Nobel Peace Prize to Venezuela’s Machado Highlights Western Value Signaling

GC-W41-25-LAT-GOVERNANCE

Observed Event:

On 2025-10-10, the Norwegian Nobel Committee awarded the Nobel Peace Prize to Venezuelan opposition leader María Corina Machado, citing her “tireless work for democratic rights and peaceful transition.” Machado, aged 58, has lived in hiding since being barred from Venezuela’s 2024 presidential election, in which her endorsed candidate Edmundo González Urrutia lost to President Nicolás Maduro under contested conditions. The prize, valued at 11 million SEK (~USD 1 million), follows the EU’s 2024 Sakharov Prize for the Venezuelan opposition and comes amid escalating US–Venezuela tensions under the Trump administration.

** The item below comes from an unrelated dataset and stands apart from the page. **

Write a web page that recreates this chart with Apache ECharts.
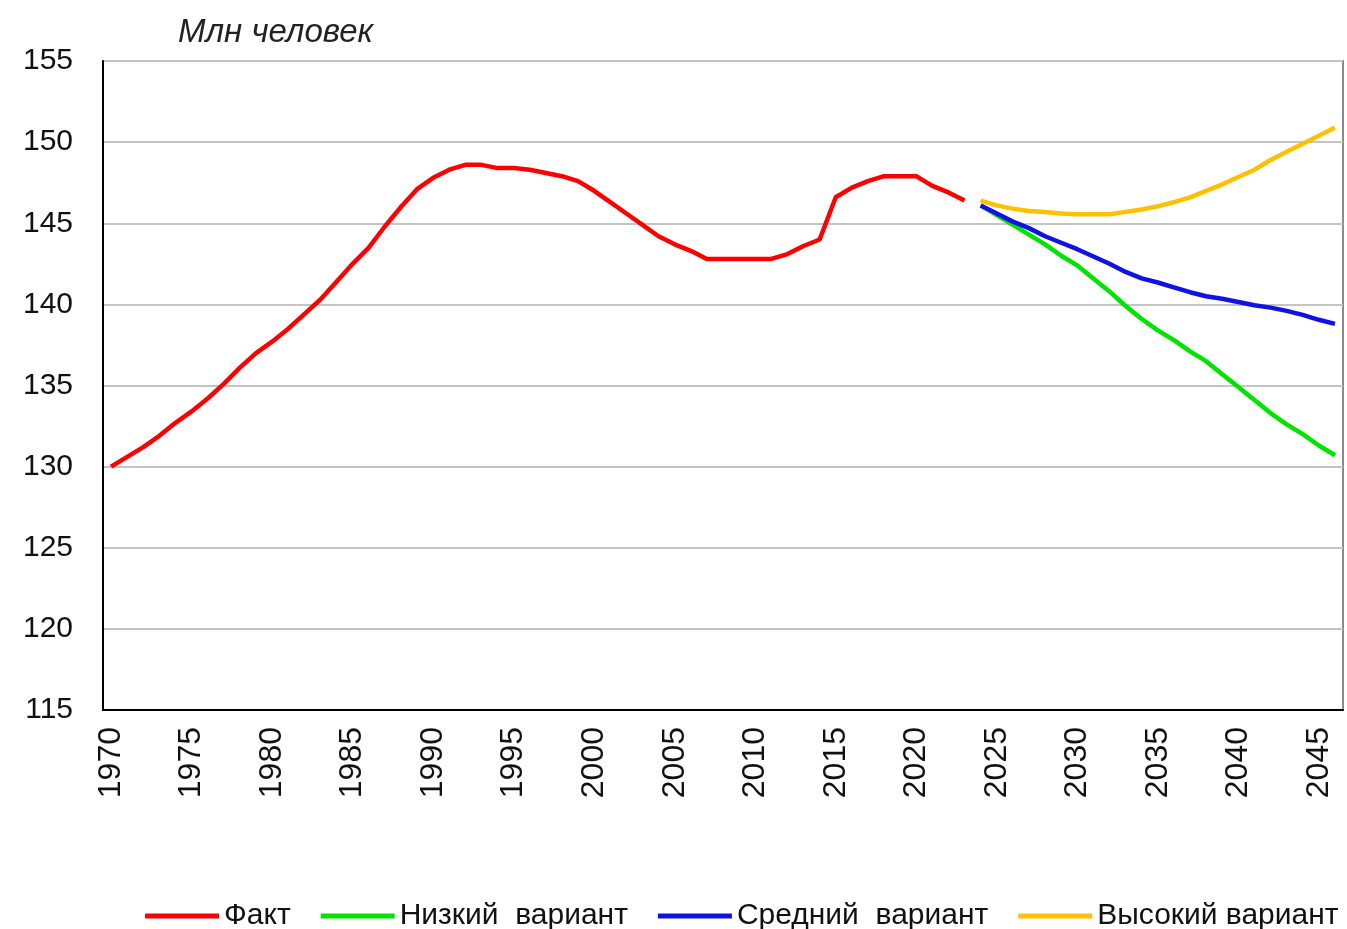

Sources: NPR / Nobel Committee / TASS

Systemic Context:

Machado’s career symbolizes Venezuela’s liberal opposition to the Chavista state model, advocating privatization of PDVSA, the national oil company, and full market liberalization. Her expulsion from the legislature in 2014 and persecution since 2024 position her as emblem of democratic resistance for Western audiences. Meanwhile, the Trump administration’s militarized approach—including warships in the Caribbean and bounties on Maduro officials—has re-securitized the hemisphere. The Nobel Committee, nominally apolitical, operates under Norway’s parliament-appointed body, which historically aligns with European diplomatic consensus. Venezuela remains geopolitically anchored to Russia, China, and Iran, while suffering triple-digit inflation and declining oil production (from 3.2 million barrels/day in 1998 to under 700,000 in 2025). The award thus occurs within a polarized information environment linking humanitarian language with power projection narratives.

Structural Signal:

The prize reflects the instrumentalization of moral authority as a tool of bloc competition. By honoring a figure endorsed by Washington, the Nobel Committee erodes its reputation for neutrality, reinforcing the perception of Western institutions as ideological actors. Western media frame the decision as moral clarity; Russian and Chinese outlets emphasize it as “soft interference.” Latin American reactions split: conservative governments welcome validation of anti-Maduro opposition, while Brazil and Colombia interpret it as counterproductive externalization of regional politics. The case exemplifies how normative institutions—once mediators—are now participants in geopolitical signaling. As peace prizes become proxy statements on governance models, institutional legitimacy transitions from universal to bloc-specific recognition.

Projected Impact:

Machado’s international elevation grants symbolic protection but operational vulnerability. The Maduro regime can portray her as foreign-influenced, justifying repression and tightening domestic controls. The United States may escalate sanctions or consider covert assistance under “democracy protection,” while regional organizations such as the OAS face renewed polarization. Europe’s alignment with Washington over Caracas weakens Norway’s perceived neutrality in future mediation efforts (including the Havana and Oslo dialogue channels).

Watch indicators:
(1) Machado’s ability to attend the December Nobel ceremony;
(2) Venezuela’s internal security crackdown;
(3) coordinated US–EU diplomatic initiatives;
(4) Russian and Chinese rhetorical linkage of the award to “Western hegemony.”

The episode deepens institutional bifurcation—human rights mechanisms become contested instruments rather than shared norms.